DATA:
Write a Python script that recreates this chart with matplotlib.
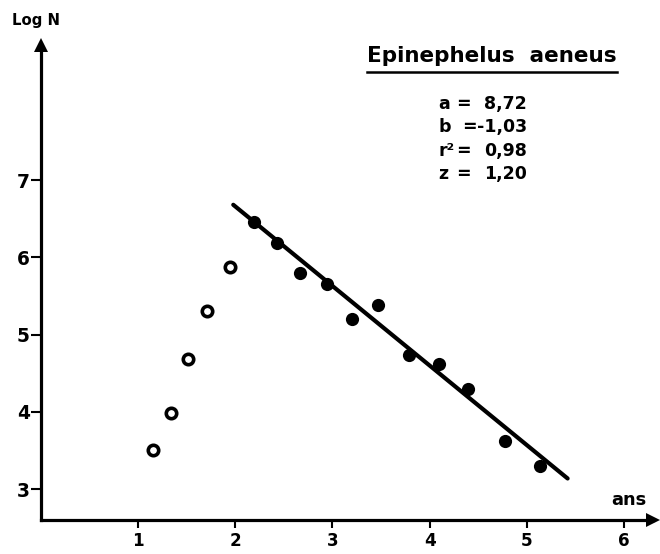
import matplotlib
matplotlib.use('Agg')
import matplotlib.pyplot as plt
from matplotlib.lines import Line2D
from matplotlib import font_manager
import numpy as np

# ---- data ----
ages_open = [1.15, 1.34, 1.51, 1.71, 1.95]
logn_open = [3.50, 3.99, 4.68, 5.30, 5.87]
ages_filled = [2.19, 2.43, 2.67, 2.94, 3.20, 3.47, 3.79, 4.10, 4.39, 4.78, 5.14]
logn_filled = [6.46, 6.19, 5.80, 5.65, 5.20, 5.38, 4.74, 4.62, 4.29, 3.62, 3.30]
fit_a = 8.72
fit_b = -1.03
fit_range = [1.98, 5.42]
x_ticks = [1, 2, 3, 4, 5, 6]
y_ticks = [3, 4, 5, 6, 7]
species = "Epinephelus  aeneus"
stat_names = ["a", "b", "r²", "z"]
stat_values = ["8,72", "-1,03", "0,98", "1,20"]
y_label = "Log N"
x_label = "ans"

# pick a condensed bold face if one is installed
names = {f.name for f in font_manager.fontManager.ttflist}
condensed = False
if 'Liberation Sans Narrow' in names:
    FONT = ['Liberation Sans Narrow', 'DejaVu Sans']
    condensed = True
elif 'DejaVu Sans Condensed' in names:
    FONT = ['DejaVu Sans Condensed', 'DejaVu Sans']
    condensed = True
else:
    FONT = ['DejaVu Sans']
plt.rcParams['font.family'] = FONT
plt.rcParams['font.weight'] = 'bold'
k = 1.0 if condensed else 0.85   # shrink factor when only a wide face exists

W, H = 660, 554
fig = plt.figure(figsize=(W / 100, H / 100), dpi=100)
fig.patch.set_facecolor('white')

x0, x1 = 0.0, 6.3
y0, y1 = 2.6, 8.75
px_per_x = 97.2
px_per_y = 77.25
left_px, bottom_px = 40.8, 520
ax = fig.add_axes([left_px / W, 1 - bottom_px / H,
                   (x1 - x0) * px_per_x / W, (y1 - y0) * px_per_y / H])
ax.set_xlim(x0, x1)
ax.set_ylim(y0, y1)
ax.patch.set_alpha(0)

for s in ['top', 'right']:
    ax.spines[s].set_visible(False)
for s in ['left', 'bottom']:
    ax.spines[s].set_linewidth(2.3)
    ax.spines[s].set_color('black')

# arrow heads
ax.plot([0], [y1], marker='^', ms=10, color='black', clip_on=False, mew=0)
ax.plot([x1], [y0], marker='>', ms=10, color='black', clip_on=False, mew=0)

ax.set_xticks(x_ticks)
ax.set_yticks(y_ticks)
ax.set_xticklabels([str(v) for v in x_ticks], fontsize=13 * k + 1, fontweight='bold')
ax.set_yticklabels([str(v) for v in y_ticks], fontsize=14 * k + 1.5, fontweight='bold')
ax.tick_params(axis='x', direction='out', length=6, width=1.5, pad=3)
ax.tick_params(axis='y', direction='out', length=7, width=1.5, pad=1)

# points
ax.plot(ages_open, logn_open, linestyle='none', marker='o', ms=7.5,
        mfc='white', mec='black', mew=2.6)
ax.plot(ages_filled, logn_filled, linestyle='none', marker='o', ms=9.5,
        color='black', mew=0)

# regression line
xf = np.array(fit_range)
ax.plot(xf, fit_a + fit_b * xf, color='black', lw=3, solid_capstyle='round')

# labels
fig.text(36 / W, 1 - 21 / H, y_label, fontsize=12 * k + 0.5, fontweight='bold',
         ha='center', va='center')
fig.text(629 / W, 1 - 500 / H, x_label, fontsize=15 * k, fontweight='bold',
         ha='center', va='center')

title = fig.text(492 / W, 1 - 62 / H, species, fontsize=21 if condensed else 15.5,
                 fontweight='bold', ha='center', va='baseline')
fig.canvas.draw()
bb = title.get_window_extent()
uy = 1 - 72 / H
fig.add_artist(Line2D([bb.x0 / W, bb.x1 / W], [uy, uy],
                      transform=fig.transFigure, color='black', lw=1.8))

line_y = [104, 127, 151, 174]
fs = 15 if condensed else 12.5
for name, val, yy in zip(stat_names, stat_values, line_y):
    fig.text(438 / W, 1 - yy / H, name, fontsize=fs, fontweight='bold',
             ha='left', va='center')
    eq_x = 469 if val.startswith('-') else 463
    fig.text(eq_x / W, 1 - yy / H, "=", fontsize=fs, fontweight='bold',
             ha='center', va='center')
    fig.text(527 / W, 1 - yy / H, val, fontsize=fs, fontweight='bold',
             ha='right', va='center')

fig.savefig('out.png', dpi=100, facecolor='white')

GOAL:
Your task is to restate word for word the lines from the top of the data to the line containing "marker='>', ms=10, color='black', clip_on=False, mew=0)", both ends included, with every picture left out.

REPLY TO THE EXERCISE:
Write a Python script that recreates this chart with matplotlib.
import matplotlib
matplotlib.use('Agg')
import matplotlib.pyplot as plt
from matplotlib.lines import Line2D
from matplotlib import font_manager
import numpy as np

# ---- data ----
ages_open = [1.15, 1.34, 1.51, 1.71, 1.95]
logn_open = [3.50, 3.99, 4.68, 5.30, 5.87]
ages_filled = [2.19, 2.43, 2.67, 2.94, 3.20, 3.47, 3.79, 4.10, 4.39, 4.78, 5.14]
logn_filled = [6.46, 6.19, 5.80, 5.65, 5.20, 5.38, 4.74, 4.62, 4.29, 3.62, 3.30]
fit_a = 8.72
fit_b = -1.03
fit_range = [1.98, 5.42]
x_ticks = [1, 2, 3, 4, 5, 6]
y_ticks = [3, 4, 5, 6, 7]
species = "Epinephelus  aeneus"
stat_names = ["a", "b", "r²", "z"]
stat_values = ["8,72", "-1,03", "0,98", "1,20"]
y_label = "Log N"
x_label = "ans"

# pick a condensed bold face if one is installed
names = {f.name for f in font_manager.fontManager.ttflist}
condensed = False
if 'Liberation Sans Narrow' in names:
    FONT = ['Liberation Sans Narrow', 'DejaVu Sans']
    condensed = True
elif 'DejaVu Sans Condensed' in names:
    FONT = ['DejaVu Sans Condensed', 'DejaVu Sans']
    condensed = True
else:
    FONT = ['DejaVu Sans']
plt.rcParams['font.family'] = FONT
plt.rcParams['font.weight'] = 'bold'
k = 1.0 if condensed else 0.85   # shrink factor when only a wide face exists

W, H = 660, 554
fig = plt.figure(figsize=(W / 100, H / 100), dpi=100)
fig.patch.set_facecolor('white')

x0, x1 = 0.0, 6.3
y0, y1 = 2.6, 8.75
px_per_x = 97.2
px_per_y = 77.25
left_px, bottom_px = 40.8, 520
ax = fig.add_axes([left_px / W, 1 - bottom_px / H,
                   (x1 - x0) * px_per_x / W, (y1 - y0) * px_per_y / H])
ax.set_xlim(x0, x1)
ax.set_ylim(y0, y1)
ax.patch.set_alpha(0)

for s in ['top', 'right']:
    ax.spines[s].set_visible(False)
for s in ['left', 'bottom']:
    ax.spines[s].set_linewidth(2.3)
    ax.spines[s].set_color('black')

# arrow heads
ax.plot([0], [y1], marker='^', ms=10, color='black', clip_on=False, mew=0)
ax.plot([x1], [y0], marker='>', ms=10, color='black', clip_on=False, mew=0)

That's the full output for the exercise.